The Hidden Danger of Diving into Paid Ads Too Soon

We have seen our fair share of eCommerce stores making the huge mistake of seeing paid advertising as a quick fix for driving more traffic and sales. It’s a regular occurrence that many dive headfirst into Facebook and Google ads without truly understanding their baseline store performance. This lack of insight can sink your paid ad ROI.

Attempting paid campaigns without knowing your conversion rate, average order value, and customer lifetime value is incredibly risky. You might drive more visits, but what portion actually converts? How much does each customer spend? Are your ad costs higher than the long-term value received?

Launching paid ads without knowing your baseline metrics can waste budget fast. A temporary boost in traffic and sales won’t drive real growth if your underlying store economics don’t support the ad spend. Forecasting based on your current conversion rate, order value and customer lifetime value will give an insight into whether paid ads could profitably scale your business. Don’t forget to factor in management fees too.

If the numbers don’t clearly work yet, paid ads risk being a money pit versus an engine for growth. Optimise your core metrics first before deploying the budget into the uncertainty of paid campaigns. The key is determining whether your current performance can absorb and benefit from the incremental traffic and customers that paid ads deliver. If not optimised yet, pause on paid and focus on lifting conversion, order value and loyalty first.

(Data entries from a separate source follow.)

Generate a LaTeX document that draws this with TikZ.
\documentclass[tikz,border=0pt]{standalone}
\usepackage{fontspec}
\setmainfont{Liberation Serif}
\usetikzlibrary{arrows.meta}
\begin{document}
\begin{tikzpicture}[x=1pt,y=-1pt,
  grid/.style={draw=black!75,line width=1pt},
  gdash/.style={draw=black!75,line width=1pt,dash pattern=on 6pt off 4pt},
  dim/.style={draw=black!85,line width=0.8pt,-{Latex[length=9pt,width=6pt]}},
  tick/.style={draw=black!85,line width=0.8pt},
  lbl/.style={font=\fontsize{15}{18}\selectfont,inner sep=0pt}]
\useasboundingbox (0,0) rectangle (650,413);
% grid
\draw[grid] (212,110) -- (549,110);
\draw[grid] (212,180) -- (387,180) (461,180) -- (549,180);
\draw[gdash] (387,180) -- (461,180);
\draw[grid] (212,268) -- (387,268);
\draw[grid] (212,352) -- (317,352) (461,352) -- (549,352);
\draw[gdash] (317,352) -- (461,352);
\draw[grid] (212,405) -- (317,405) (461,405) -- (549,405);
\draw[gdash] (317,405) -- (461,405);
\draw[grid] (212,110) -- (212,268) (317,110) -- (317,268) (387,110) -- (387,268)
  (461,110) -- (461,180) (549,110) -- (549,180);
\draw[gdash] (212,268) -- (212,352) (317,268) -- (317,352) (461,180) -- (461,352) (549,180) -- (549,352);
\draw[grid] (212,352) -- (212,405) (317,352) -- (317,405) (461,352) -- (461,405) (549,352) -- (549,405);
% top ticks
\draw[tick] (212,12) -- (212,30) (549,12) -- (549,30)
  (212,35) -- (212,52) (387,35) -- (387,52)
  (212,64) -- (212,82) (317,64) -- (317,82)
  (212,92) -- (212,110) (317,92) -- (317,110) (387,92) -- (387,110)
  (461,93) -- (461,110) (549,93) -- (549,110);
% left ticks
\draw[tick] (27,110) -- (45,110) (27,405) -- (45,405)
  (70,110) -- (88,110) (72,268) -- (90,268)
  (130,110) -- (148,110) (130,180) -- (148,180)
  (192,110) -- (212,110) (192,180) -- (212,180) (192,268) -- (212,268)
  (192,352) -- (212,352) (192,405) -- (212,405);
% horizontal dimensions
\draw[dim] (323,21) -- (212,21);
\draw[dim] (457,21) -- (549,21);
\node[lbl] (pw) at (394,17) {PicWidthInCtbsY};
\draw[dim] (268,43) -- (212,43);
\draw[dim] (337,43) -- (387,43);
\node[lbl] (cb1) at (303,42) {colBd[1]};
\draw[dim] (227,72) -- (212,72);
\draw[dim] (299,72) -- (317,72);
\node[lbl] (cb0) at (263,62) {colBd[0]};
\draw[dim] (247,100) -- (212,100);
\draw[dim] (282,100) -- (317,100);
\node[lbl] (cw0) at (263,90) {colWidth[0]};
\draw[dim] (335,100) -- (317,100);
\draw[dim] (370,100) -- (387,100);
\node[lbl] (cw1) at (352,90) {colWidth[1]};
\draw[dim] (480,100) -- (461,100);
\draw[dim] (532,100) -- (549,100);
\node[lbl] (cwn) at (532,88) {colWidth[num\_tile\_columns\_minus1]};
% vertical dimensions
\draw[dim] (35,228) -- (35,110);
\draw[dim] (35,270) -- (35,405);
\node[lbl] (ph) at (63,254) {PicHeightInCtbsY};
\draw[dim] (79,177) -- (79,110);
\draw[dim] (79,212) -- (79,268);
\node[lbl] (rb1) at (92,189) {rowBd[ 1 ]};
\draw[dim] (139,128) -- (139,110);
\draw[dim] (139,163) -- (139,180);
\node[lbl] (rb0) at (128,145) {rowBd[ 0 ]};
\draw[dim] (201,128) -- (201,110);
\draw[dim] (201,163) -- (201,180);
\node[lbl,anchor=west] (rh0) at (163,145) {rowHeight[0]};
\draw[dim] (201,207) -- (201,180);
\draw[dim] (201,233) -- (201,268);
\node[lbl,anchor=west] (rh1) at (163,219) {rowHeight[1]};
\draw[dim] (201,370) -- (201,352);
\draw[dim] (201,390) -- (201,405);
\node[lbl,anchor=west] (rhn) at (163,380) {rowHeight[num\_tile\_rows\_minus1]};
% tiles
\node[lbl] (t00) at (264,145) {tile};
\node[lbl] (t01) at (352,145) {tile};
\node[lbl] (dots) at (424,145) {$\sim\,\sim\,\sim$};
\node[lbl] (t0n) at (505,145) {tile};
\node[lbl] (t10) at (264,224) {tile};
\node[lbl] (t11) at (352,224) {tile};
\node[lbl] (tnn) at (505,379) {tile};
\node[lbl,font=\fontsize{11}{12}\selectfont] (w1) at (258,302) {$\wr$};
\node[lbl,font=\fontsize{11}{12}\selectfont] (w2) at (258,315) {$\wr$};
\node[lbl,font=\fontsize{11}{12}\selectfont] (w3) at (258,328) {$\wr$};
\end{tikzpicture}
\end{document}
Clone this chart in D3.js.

Three metrics you need to look at before investing in paid ads:


  • Conversion rate

    Understand what % of visitors convert now, so you know what lift to expect from paid traffic. A higher conversion rate means more revenue from the same traffic. Best practices like optimised page copy, trust badges, exit intent popups, and cart abandonment emails can lift conversion rates.

  • Average order value

    See what customers spend on average currently to estimate potential revenue. Increased AOV boosts revenue per sale. Strategies like cross-sells, upsells, discounts, post-purchase strategies and bulk order discounts help grow AOV.

  • Customer lifetime value

    Calculate existing customer value over time to assess paid ad profitability. High CLV customers make profitable ad targets. Loyalty programs, customer win-back offers, and exclusive product drops/news encourage repeat purchases.


Take the time to monitor and optimise these core metrics first using proven tactics. Once you have a solid baseline, you can confidently layer on paid strategies knowing the incremental value they drive. The data will tell you how much to spend, on whom, and where to get the highest returns.

Improving conversion, AOV, and CLV increases profitability across all channels. The same visitors, sales volumes, and ad spends become more valuable. It’s the compounding effect of optimised conversion, order value, and loyalty.

Don’t let the promise of paid ads lead you to endanger your budget. Build a stable performance foundation using best practices, then thoughtfully expand from there. This is the key to paid success.

Contact us about our Shopify Growth plans. Gone are the days of paying £1,000’s for a digital marketing agency. Invest in an agency that can deliver optimised paid campaigns and further develop your store for growth.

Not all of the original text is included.